§ Description of the task
The required output is the exact run of lines from the line containing "What matplotlib code" to the line containing "b2 = ax.bar(x", inclusive, and nothing besides.

Code that draws figures
= = = = = = =

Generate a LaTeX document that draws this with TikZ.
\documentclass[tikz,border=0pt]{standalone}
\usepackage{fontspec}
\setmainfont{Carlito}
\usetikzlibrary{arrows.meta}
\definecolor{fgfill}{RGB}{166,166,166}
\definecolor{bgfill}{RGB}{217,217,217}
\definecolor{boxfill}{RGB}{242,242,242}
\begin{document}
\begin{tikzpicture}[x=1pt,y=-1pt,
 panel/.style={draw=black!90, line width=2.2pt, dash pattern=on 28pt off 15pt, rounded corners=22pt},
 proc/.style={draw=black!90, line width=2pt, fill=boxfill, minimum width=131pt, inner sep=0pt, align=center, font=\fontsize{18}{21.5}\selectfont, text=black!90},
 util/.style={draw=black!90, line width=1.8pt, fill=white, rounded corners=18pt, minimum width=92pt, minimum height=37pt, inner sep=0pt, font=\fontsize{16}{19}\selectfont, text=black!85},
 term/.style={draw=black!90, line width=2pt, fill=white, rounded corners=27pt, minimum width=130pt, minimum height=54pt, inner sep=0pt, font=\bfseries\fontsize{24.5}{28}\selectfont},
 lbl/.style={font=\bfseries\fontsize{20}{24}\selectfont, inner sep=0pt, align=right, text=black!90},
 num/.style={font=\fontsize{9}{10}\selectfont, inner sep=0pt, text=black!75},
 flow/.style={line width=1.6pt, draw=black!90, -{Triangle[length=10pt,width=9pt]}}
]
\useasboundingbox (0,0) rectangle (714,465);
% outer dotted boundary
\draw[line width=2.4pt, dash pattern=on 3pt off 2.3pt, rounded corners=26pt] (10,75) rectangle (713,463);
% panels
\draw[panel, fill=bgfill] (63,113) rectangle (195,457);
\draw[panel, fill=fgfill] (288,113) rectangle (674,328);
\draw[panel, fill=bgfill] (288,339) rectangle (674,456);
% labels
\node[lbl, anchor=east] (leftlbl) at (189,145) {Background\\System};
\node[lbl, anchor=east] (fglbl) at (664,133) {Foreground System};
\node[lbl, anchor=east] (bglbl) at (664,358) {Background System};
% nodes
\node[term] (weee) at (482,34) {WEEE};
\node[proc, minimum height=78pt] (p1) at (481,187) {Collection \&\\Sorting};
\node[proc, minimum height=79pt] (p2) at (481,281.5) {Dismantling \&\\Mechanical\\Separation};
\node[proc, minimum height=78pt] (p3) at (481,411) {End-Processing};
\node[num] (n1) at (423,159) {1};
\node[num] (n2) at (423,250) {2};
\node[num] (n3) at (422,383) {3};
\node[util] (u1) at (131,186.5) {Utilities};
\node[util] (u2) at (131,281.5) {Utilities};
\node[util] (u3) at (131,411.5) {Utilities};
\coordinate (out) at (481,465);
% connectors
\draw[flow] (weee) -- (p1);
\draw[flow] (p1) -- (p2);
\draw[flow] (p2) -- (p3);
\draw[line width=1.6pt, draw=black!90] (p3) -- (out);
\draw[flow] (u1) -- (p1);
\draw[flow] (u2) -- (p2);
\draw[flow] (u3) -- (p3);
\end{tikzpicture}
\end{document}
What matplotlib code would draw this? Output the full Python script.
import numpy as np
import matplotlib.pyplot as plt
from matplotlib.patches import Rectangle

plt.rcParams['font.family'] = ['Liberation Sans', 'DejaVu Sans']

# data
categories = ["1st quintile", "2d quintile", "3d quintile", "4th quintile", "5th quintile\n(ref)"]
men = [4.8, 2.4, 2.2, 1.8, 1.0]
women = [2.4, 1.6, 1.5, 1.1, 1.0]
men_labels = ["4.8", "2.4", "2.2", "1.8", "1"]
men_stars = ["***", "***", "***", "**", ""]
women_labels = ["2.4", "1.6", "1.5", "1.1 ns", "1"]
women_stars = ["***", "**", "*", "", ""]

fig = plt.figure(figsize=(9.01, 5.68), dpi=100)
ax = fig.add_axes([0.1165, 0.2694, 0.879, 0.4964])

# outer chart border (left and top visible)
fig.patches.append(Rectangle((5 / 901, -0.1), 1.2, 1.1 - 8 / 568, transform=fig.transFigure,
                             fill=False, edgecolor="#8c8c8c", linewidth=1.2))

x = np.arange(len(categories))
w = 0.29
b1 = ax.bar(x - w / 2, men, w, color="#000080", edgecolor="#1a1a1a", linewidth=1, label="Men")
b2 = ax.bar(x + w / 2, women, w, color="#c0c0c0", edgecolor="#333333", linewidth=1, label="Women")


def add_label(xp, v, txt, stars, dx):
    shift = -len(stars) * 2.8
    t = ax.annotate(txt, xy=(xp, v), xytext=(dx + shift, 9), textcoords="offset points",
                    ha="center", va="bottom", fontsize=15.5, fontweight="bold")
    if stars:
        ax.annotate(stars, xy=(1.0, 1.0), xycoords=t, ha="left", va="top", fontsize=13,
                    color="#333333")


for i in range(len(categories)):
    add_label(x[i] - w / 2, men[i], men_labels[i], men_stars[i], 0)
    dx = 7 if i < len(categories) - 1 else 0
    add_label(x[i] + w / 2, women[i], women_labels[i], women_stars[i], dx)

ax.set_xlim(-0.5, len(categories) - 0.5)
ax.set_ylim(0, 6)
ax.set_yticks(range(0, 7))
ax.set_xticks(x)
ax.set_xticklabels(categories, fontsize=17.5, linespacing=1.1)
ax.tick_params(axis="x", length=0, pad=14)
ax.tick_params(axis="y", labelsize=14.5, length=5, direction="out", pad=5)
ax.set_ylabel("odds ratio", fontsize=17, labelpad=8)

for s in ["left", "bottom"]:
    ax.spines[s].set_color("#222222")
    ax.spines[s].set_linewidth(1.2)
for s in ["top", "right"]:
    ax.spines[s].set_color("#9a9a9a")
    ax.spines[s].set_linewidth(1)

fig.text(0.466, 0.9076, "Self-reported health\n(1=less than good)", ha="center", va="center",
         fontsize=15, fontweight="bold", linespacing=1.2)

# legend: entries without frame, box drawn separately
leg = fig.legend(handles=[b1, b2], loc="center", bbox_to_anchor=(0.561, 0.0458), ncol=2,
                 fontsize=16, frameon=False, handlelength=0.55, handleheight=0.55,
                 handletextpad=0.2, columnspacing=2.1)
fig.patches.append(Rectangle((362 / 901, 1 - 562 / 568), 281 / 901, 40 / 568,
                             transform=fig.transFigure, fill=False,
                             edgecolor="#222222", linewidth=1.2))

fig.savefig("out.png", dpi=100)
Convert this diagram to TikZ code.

= = = = = = =

§ The result
What matplotlib code would draw this? Output the full Python script.
import numpy as np
import matplotlib.pyplot as plt
from matplotlib.patches import Rectangle

plt.rcParams['font.family'] = ['Liberation Sans', 'DejaVu Sans']

# data
categories = ["1st quintile", "2d quintile", "3d quintile", "4th quintile", "5th quintile\n(ref)"]
men = [4.8, 2.4, 2.2, 1.8, 1.0]
women = [2.4, 1.6, 1.5, 1.1, 1.0]
men_labels = ["4.8", "2.4", "2.2", "1.8", "1"]
men_stars = ["***", "***", "***", "**", ""]
women_labels = ["2.4", "1.6", "1.5", "1.1 ns", "1"]
women_stars = ["***", "**", "*", "", ""]

fig = plt.figure(figsize=(9.01, 5.68), dpi=100)
ax = fig.add_axes([0.1165, 0.2694, 0.879, 0.4964])

# outer chart border (left and top visible)
fig.patches.append(Rectangle((5 / 901, -0.1), 1.2, 1.1 - 8 / 568, transform=fig.transFigure,
                             fill=False, edgecolor="#8c8c8c", linewidth=1.2))

x = np.arange(len(categories))
w = 0.29
b1 = ax.bar(x - w / 2, men, w, color="#000080", edgecolor="#1a1a1a", linewidth=1, label="Men")
b2 = ax.bar(x + w / 2, women, w, color="#c0c0c0", edgecolor="#333333", linewidth=1, label="Women")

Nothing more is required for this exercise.